Nel momento della resa Silvio Berlusconi ha insistito perché nel comunicato che proclamava la vittoria di Matteo Salvini fosse almeno messo nero su bianco che l’accordo con il Movimento 5 Stelle non implicava intese di governo. Il leghista ha accondisceso di buon grado. Tanto sono parole al vento. La realtà è opposta: la battaglia delle Camere peserà persino più del prevedibile sulla prossima mano, quella che dovrà verificare la possibilità di una maggioranza comune.

Tra gli elementi decisivi c’è la certificazione di quanto illusorio sia per tutti inseguire il miraggio di una maggioranza con il Pd. Matteo Renzi di fatto è ancora il padrone del partito. Controlla i gruppi parlamentari, in particolare quello del Senato, e può pertanto bloccare ogni manovra non di suo gradimento. Ha in mente una strategia precisa: fare del Pd l’M5S della legislatura in corso. Il partito che si oppone. Quindi nessuna alleanza è neppure ipotizzabile, né con la destra né con i 5 Stelle. E’ stato quindi sgombrato il campo da un equivoco che aveva sin qui autorizzato illusioni e ipotesi mirabolanti. Da ieri è chiaro che di maggioranze politiche possibili ne esistono solo due: quella tra l’intera destra e M5S, oppure quella tra la sola Lega e il Movimento di Luigi Di Maio.

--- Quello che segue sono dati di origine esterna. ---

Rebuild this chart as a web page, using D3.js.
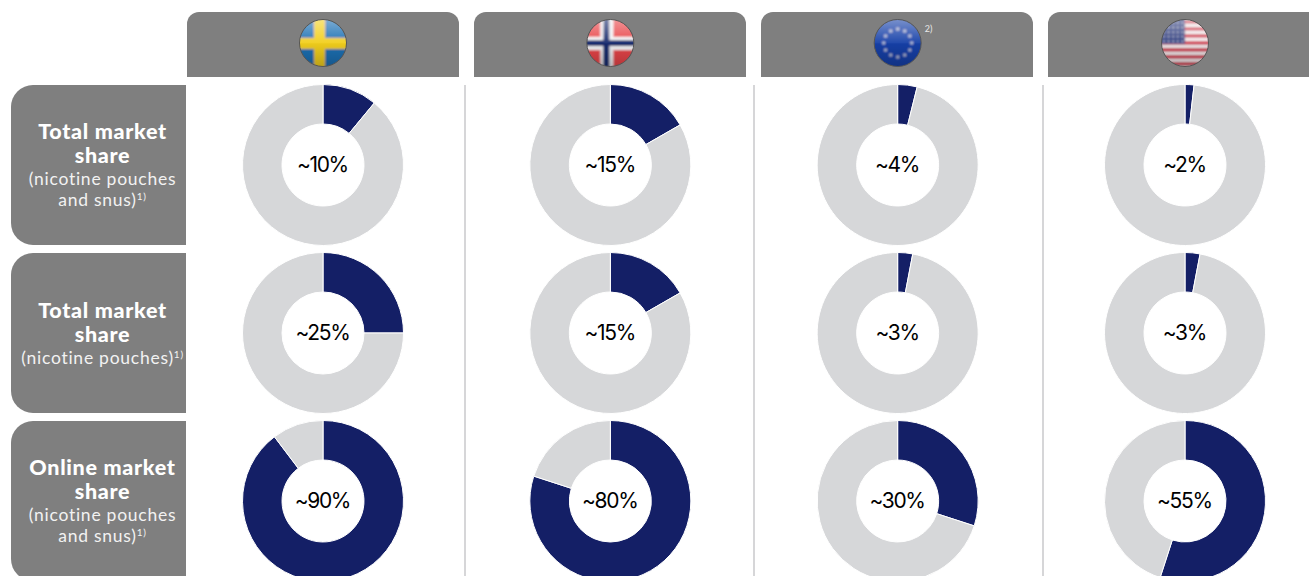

La vittoria totale di Salvini ha poi dimostrato che il capo leghista e quello pentastellato sono capacissimi di lavorare in perfetta sintonia e soprattutto che, se necessario, il leader leghista è pronto a sacrificare l’unità della coalizione di centrodestra pur di non rompere i ponti con i 5S. Si è così chiarita anche un’altra incognita che aveva sinora condizionato ogni ragionamento sui possibili esiti della crisi. Berlusconi, che rappresentava e in parte rappresenta il principale ostacolo a un’intesa tra l’intera destra e Di Maio, dovrà d’ora in poi considerare che le sole due alternative a quella maggioranza sono quelle da lui più temute: un nuovo voto a breve, che sarebbe esiziale per il partito azzurro, oppure un governo M5S-Lega, che costringerebbe sì Salvini nei panni stretti del socio di minoranza ma costerebbe a Berlusconi stesso molto di più. Quel governo sarebbe infatti tutt’altro che amichevole nei confronti della sue aziende, e si sa che, nei momenti decisivi, la bussola che orienta il signore d’Arcore è sempre l’interesse dell’azienda. E’ stato così anche nella scorsa notte.

La strada per una maggioranza che coinvolga tutta la destra e la lista a cinque stelle è spianata. L’ostacolo è la presidenza del consiglio, e non è affatto un ostacolo facilmente sormontabile. Potrebbe anzi rivelarsi insuperabile. Per uscire dal vicolo cieco ci sono due soli modi: una staffetta, che però ha funzionato malissimo l’unica volta che è stata provata, quando negli anni ’80 del secolo scorso Bettino Craxi e Ciriaco De Mita avrebbero dovuto avvicendarsi a palazzo Chigi, oppure l’individuazione di un presidente del Consiglio neutrale, tecnico e apprezzato da entrambi, come ad esempio l’ex commissario alla spending review Carlo Cottarelli, oppure il presidente dell’Authority anti-corruzione Raffaele Cantone o comunque una figura simile. I due vincitori del 4 marzo lo affiancherebbero con ruoli di pari importanza.

Non si tratta certo di un percorso facile e dall’esito certo. La rivolta dello stesso stato maggiore forzista di ieri, dopo la decisione di cedere del Cavaliere, e poi quella di una legione di deputati che non hanno votato Roberto Fico è uno scoglio pericoloso. L’elezione dei capigruppo azzurri, martedì prossimo, potrebbe rivelarsi tempestosa: alla Camera Maria Stella Gelmini pare certa, il Senato invece brancola nel buio. Ma negli ultimi due giorni si è aperto qualcosa in più di un semplice spiraglio.